Markus brushed the water from his shoulders and looked across the lake. “You know,” he said thoughtfully, “I think if it had been sunny, we would have only seen the surface. Today, we caught the core.”
He spoke exactly what we were all feeling. We had experienced Hallstatt without its mask. Without the glittering staging that attracts millions of people. We had seen the Hallstatt of the locals, the Hallstatt of history and the forces of nature. We had learned that rain is not an obstacle, but an invitation—an invitation to pause, to look closely, and to feel.
At the bridge at the northern end of the village, Lena took her last photo. It wasn’t a picture of the church.
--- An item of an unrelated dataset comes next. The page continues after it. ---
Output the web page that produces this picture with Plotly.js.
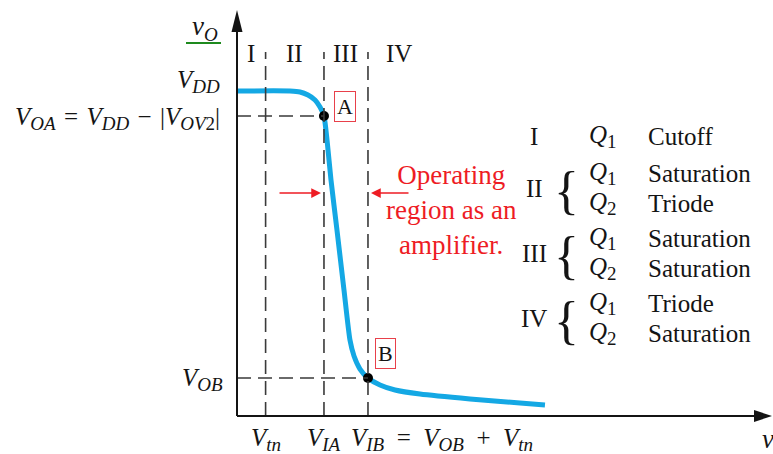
<!DOCTYPE html>
<html>
<head>
<meta charset="utf-8">
<script src="https://cdn.plot.ly/plotly-3.0.1.min.js"></script>
<style>
  html, body { margin: 0; padding: 0; background: #fff; overflow: hidden; }
  #chart { width: 773px; height: 454px; }
</style>
</head>
<body>
<div id="chart"></div>
<script>
// Voltage transfer characteristic v_O(v_I) of the CMOS common-source amplifier

// characteristic voltages (volts)
const VDD = 5.0;
const VOA = 4.615;
const VOB = 0.585;
const Vtn = 0.44;
const VIA = 1.338;
const VIB = 2.015;

// transfer curve samples
const vI = [0, 0.815, 0.969, 1.092, 1.2, 1.277, 1.338, 1.385, 1.446, 1.538, 1.646,
            1.738, 1.8, 1.892, 2.015, 2.2, 2.431, 2.815, 3.585, 4.354, 4.738];
const vO = [5.0, 5.0, 4.985, 4.938, 4.862, 4.754, 4.615, 4.246, 3.631, 2.862, 1.938,
            1.169, 0.923, 0.723, 0.585, 0.477, 0.4, 0.338, 0.262, 0.2, 0.169];

// operating points
const pointNames = ['A', 'B'];
const pointVI = [VIA, VIB];
const pointVO = [VOA, VOB];

// regions of operation
const regions = ['I', 'II', 'III', 'IV'];
const q1Mode = ['Cutoff', 'Saturation', 'Saturation', 'Triode'];
const q2Mode = [null, 'Triode', 'Saturation', 'Saturation'];

// ---- drawing scale: the page is the plotting area, origin placed inside it
const W = 773, H = 454;
const OX = 237, OY = 416;      // origin position on the page
const S = 65;                  // pixels per volt
const X = p => (p - OX) / S;   // page px -> volts
const Y = p => (OY - p) / S;

const SERIF = 'Liberation Serif, Times New Roman, serif';
const INK = '#141414';
const RED = '#ee1c24';
const BLUE = '#14a8e4';
const DASH = '14px,7px';

// math-style helpers
const sub = s => `<sub><span style="font-size:19px">${s}</span></sub>`;
const V = s => `<i>V${sub(s)}</i>`;
const op = (c, sp = '\u2002') => `${sp}${c}${sp}`;

const xTip = X(772), yTip = Y(10), dashTop = Y(52);

const shapes = [];
const dashed = { color: '#3a3a3a', width: 1.6, dash: DASH };
// vertical region boundaries
[Vtn, VIA, VIB].forEach(v => shapes.push({ type: 'line', xref: 'x', yref: 'y',
  x0: v, x1: v, y0: 0, y1: dashTop, line: dashed }));
// horizontal projections of A and B
shapes.push({ type: 'line', x0: 0, x1: VIA, y0: VOA, y1: VOA, line: dashed });
shapes.push({ type: 'line', x0: 0, x1: VIB, y0: VOB, y1: VOB, line: dashed });
// axes
shapes.push({ type: 'line', x0: 0, x1: 0, y0: 0, y1: yTip - 0.2, line: { color: INK, width: 2 } });
shapes.push({ type: 'line', x0: 0, x1: xTip - 0.2, y0: 0, y1: 0, line: { color: INK, width: 2 } });
// arrowheads
shapes.push({ type: 'path', xsizemode: 'pixel', ysizemode: 'pixel', xanchor: 0, yanchor: yTip,
  path: 'M0,0L-5.5,-22L5.5,-22Z', fillcolor: INK, line: { width: 0 } });
shapes.push({ type: 'path', xsizemode: 'pixel', ysizemode: 'pixel', xanchor: xTip, yanchor: 0,
  path: 'M0,0L-18,6L-18,-6Z', fillcolor: INK, line: { width: 0 } });
// green rule under the v_O label
shapes.push({ type: 'line', x0: X(186), x1: X(221), y0: Y(43), y1: Y(43),
  line: { color: '#1e8a1e', width: 2 } });

const ann = [];
const txt = (text, x, y, o = {}) => ann.push(Object.assign({
  text, x, y, xref: 'x', yref: 'y', showarrow: false,
  font: { family: SERIF, size: 25, color: INK }
}, o));

// axis titles
txt(`<i>v${sub('O')}</i>`, X(205), Y(28), { font: { family: SERIF, size: 27, color: INK } });
txt(`<i>v${sub('I')}</i>`, X(760), Y(441), { xanchor: 'left', font: { family: SERIF, size: 27, color: INK } });

// vertical axis marks
txt(V('DD'), 0, VDD, { xanchor: 'right', xshift: -15, yshift: 10 });
txt(V('OA') + op('=', '\u2004') + V('DD') + op('−', '\u2004') + `|<i>V</i>${sub('<i>OV</i>2')}|`, 0, VOA,
    { xanchor: 'right', xshift: -15, yshift: -2 });
txt(V('OB'), 0, VOB, { xanchor: 'right', xshift: -12, yshift: -2 });

// horizontal axis marks
txt(V('tn'), Vtn, 0, { yshift: -23 });
txt(V('IA'), VIA, 0, { yshift: -23 });
txt(V('IB') + op('=') + V('OB') + op('+') + V('tn'), VIB, 0,
    { xanchor: 'left', xshift: -19, yshift: -23 });

// region numerals above the plot
const bounds = [0, Vtn, VIA, VIB, VIB + 0.95];
regions.forEach((r, i) => txt(r, (bounds[i] + bounds[i + 1]) / 2, Y(53)));

// operating point tags
const tagOffset = [[21, 10], [18, 24]];
pointNames.forEach((n, i) => txt(n, pointVI[i], pointVO[i], {
  xshift: tagOffset[i][0], yshift: tagOffset[i][1],
  font: { family: SERIF, size: 22, color: INK },
  bordercolor: '#e8404a', borderwidth: 1, borderpad: 2, bgcolor: '#fff'
}));

// amplifier range note and arrows
txt('Operating<br>region as an<br>amplifier.', X(451), Y(210),
    { font: { family: SERIF, size: 27, color: RED } });
const arrowY = Y(193);
[[VIA, X(278)], [VIB, X(410)]].forEach(([tip, tail]) => ann.push({
  x: tip, y: arrowY, ax: tail, ay: arrowY, xref: 'x', yref: 'y', axref: 'x', ayref: 'y',
  text: '', showarrow: true, arrowhead: 2, arrowsize: 1.3, arrowwidth: 1.5,
  arrowcolor: RED, standoff: 3
}));

// table of device states per region
const rowY = [136, 188, 253, 318];
const Q = n => `<i>Q</i>${sub(n)}`;
regions.forEach((r, i) => {
  const yc = rowY[i];
  txt(r, X(534), Y(yc));
  if (q2Mode[i] === null) {
    txt(Q('1'), X(587), Y(yc), { xanchor: 'left' });
    txt(q1Mode[i], X(646), Y(yc), { xanchor: 'left' });
  } else {
    txt('{', X(566), Y(yc + 2), { font: { family: SERIF, size: 52, color: INK } });
    txt(Q('1'), X(587), Y(yc - 15), { xanchor: 'left' });
    txt(q1Mode[i], X(646), Y(yc - 15), { xanchor: 'left' });
    txt(Q('2'), X(587), Y(yc + 15), { xanchor: 'left' });
    txt(q2Mode[i], X(646), Y(yc + 15), { xanchor: 'left' });
  }
});

const traces = [
  { x: vI, y: vO, mode: 'lines', line: { color: BLUE, width: 5, shape: 'spline', smoothing: 0.6 },
    hoverinfo: 'skip' },
  { x: pointVI, y: pointVO, mode: 'markers', marker: { color: '#000', size: 10 }, hoverinfo: 'skip' }
];

const axis = { showgrid: false, zeroline: false, showticklabels: false, ticks: '', showline: false, fixedrange: true };
const layout = {
  width: W, height: H,
  margin: { l: 0, r: 0, t: 0, b: 0 },
  paper_bgcolor: '#fff', plot_bgcolor: '#fff',
  showlegend: false,
  xaxis: Object.assign({ range: [X(0), X(W)] }, axis),
  yaxis: Object.assign({ range: [Y(H), Y(0)] }, axis),
  shapes, annotations: ann
};

Plotly.newPlot('chart', traces, layout, { staticPlot: true, displayModeBar: false });
</script>
</body>
</html>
It was a close-up of a small, wet bench by the lakeshore with a single, autumnal leaf stuck to it. “That is my Hallstatt,” she said, putting her camera away.
The walk back to the car was marked by an almost solemn mood. We climbed in, turned the heater to full blast, and soon the windows fogged up from the inside. As we left the tunnel and the lights of the village faded in the rearview mirror, a deep sense of satisfaction took hold.
We drove home with wet shoes. Our pant legs were sticking to our calves, and Lena’s hairstyle had long since lost its battle with the humidity. But our eyes were glowing. We hadn’t just spent a day at a World Heritage site; we had received a lesson in happiness.
We had learned that the most beautiful moments often wait where you least expect them: behind a wall of mist, under an old umbrella, and in the gentle rhythm of falling drops.
Hallstatt in the rain wasn’t our backup plan.
It was our gift.
And as we rolled back through the darkening night of the Salzkammergut towards Salzburg, we knew: we would be back. Perhaps even exactly when the weather app shows a 90% chance of rain again.
This day proved that Hallstatt is a place for every season and every weather condition. If you want to discover the true soul of this village, you should have the courage to open your umbrella when everyone else stays in their hotel. It is worth it.